Situasi ini tidak hanya merugikan industri resmi tetapi juga berdampak buruk pada kesehatan masyarakat karena rokok ilegal tidak terjamin kualitas dan keamanannya.
Baca Juga: Kinerja Emiten Tembakau Merosot, Gaprindo Beberkan Penyebabnya
Gappri juga melihat adanya pergeseran konsumsi dari rokok berharga tinggi ke rokok yang lebih terjangkau. Willem menyebut bahwa kondisi ini semakin diperparah oleh kebijakan pemerintah yang secara bertahap menaikkan harga jual eceran (HJE) dan pajak pertambahan nilai (PPN) pada produk rokok.
"Langkah ini malah menggerus omzet rokok legal dan membuka peluang lebih besar bagi rokok ilegal untuk menguasai pasar.
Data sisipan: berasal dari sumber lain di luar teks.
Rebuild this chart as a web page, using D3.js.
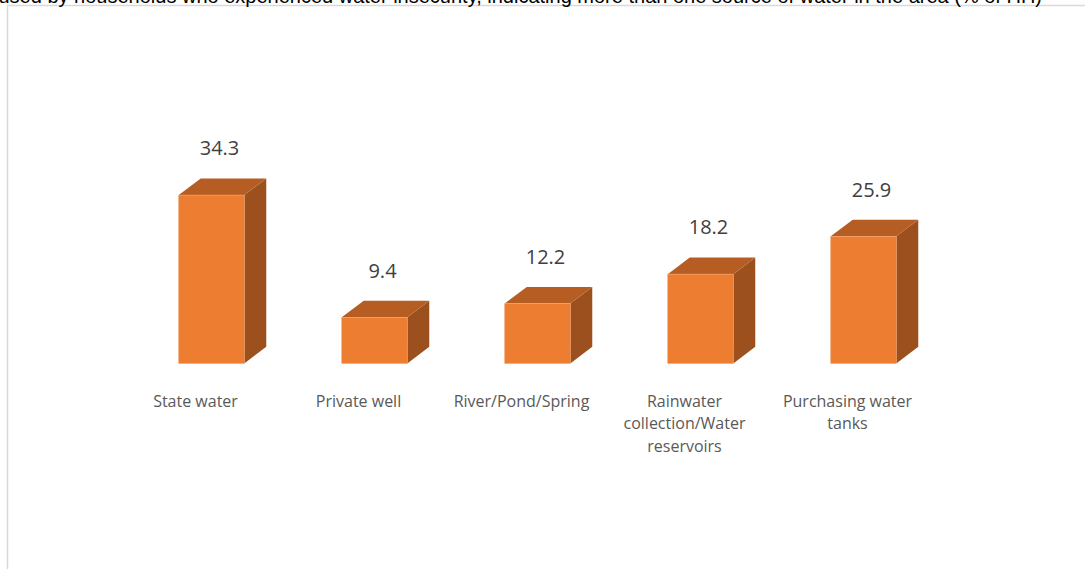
<!DOCTYPE html>
<html>
<head>
<meta charset="utf-8">
<script src="https://cdn.jsdelivr.net/npm/d3@7"></script>
<style>
html,body{margin:0;padding:0;background:#fff;overflow:hidden;}
svg{display:block;}
</style>
</head>
<body>
<svg id="chart" width="1085" height="569"></svg>
<script>
const categories = ["State water", "Private well", "River/Pond/Spring", "Rainwater collection/Water reservoirs", "Purchasing water tanks"];
const values = [34.3, 9.4, 12.2, 18.2, 25.9];
const titleText = "Main sources of water used by households who experienced water insecurity, indicating more than one source of water in the area (% of HH)";

const svg = d3.select("#chart");
const W = 1085, H = 569;

// chart frame (partially visible)
svg.append("rect").attr("x", 7.5).attr("y", 5.5).attr("width", W + 20).attr("height", H + 20)
  .attr("fill", "#fff").attr("stroke", "#d9d9d9").attr("stroke-width", 1.5);

// clipped title above the frame (cut off in the reference as well)
svg.append("text").attr("x", 1042).attr("y", 2.5).attr("text-anchor", "end")
  .attr("font-family", "Liberation Sans, Arial, sans-serif").attr("font-size", 20)
  .attr("fill", "#000").text(titleText);

const x = d3.scaleBand().domain(categories).range([130, 945]).paddingInner(0.598).paddingOuter(0.299);
const y = d3.scaleLinear().domain([0, 40]).range([363.5, 167.1]);
const dx = 22, dy = 16.7;

const g = svg.append("g");
const bars = g.selectAll("g.bar").data(categories.map((c, i) => ({c, v: values[i]}))).join("g").attr("class", "bar");

bars.append("path").attr("fill", "#9b501d").attr("d", d => {
  const x1 = x(d.c) + x.bandwidth(), yt = y(d.v), yb = y(0);
  return `M${x1},${yt}L${x1+dx},${yt-dy}L${x1+dx},${yb-dy}L${x1},${yb}Z`;
});
bars.append("path").attr("fill", "#b55d22").attr("d", d => {
  const x0 = x(d.c), x1 = x0 + x.bandwidth(), yt = y(d.v);
  return `M${x0},${yt}L${x0+dx},${yt-dy}L${x1+dx},${yt-dy}L${x1},${yt}Z`;
});
bars.append("rect").attr("fill", "#ed7d31").attr("stroke", "#f4a36c").attr("stroke-width", 0.6)
  .attr("x", d => x(d.c)).attr("y", d => y(d.v))
  .attr("width", x.bandwidth()).attr("height", d => y(0) - y(d.v));

// value labels
bars.append("text").attr("text-anchor", "middle")
  .attr("font-family", "Open Sans, sans-serif").attr("font-size", 20).attr("fill", "#404040")
  .attr("x", d => x(d.c) + x.bandwidth() / 2 + 8)
  .attr("y", d => y(d.v) - dy - 23)
  .text(d => d.v.toFixed(1));

// category labels with word wrap
const maxW = 152;
bars.each(function(d) {
  const t = d3.select(this).append("text").attr("text-anchor", "middle")
    .attr("font-family", "Open Sans, sans-serif").attr("font-size", 16).attr("fill", "#595959");
  const cx = x(d.c) + x.bandwidth() / 2 - 16;
  const words = d.c.split(" ");
  let line = [], lineNo = 0;
  let ts = t.append("tspan").attr("x", cx).attr("y", 406.5);
  for (const w of words) {
    line.push(w);
    ts.text(line.join(" "));
    if (ts.node().getComputedTextLength() > maxW && line.length > 1) {
      line.pop();
      ts.text(line.join(" "));
      line = [w];
      lineNo++;
      ts = t.append("tspan").attr("x", cx).attr("y", 406.5 + lineNo * 22.5).text(w);
    }
  }
});
</script>
</body>
</html>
Sayangnya, penegakan hukum terhadap rokok ilegal belum maksimal," tambahnya.
Lebih lanjut, Willem menyoroti adanya pengaruh kuat dari kebijakan internasional yang menurutnya turut mencampuri regulasi nasional.
"PP 28 terutama bagian 21 terkait pengamanan zat adiktif, terlihat sangat dipengaruhi oleh kepentingan kelompok anti-tembakau dan intervensi asing melalui FCTC-WHO. Dengan adanya pembatasan nikotin dan tar, budaya kretek dan kedaulatan aturan nasional semakin terancam," tegas Willem.
Gappri menilai bahwa kebijakan pemerintah yang semakin ketat ini seolah mendorong industri rokok untuk kalah bersaing dengan produk substitusi, seperti rokok elektrik dan produk farmasi alternatif.
Baca Juga: APTI Desak Pemerintah Batalkan Rencana Penyeragaman Kemasan Rokok
Berdasarkan laporan keuangan dari keterbukaan informasi BEI, HMSP mencatatkan laba sebesar Rp 5,22 triliun per September 2024, turun 15,8% dibandingkan periode yang sama tahun lalu yang mencapai Rp 6,20 triliun. Meskipun penjualan bersih meningkat sebesar 1,34% dari Rp 87,29 triliun menjadi Rp 88,46 triliun, kenaikan beban pokok penjualan hingga Rp 74,70 triliun turut menekan laba perusahaan.
Situasi serupa juga dialami Gudang Garam, yang mencatatkan penurunan laba bersih hingga 77,74% secara tahunan, dari Rp 4,46 triliun menjadi Rp 992,20 miliar pada triwulan ketiga 2024. Penurunan ini utamanya disebabkan oleh anjloknya pendapatan perusahaan sebesar 9,61%, dari Rp 81,75 triliun menjadi Rp 73,89 triliun.
Sementara itu, Wismilak Inti Makmur juga membukukan penurunan laba bersih secara tahunan menjadi Rp 270,54 miliar dari Rp 141,78 miliar pada periode yang sama tahun lalu. Penurunan laba WIIM ini turut didorong oleh turunnya pendapatan sebesar Rp 3,43 triliun dari posisi sebelumnya yang mencapai Rp 3,71 triliun.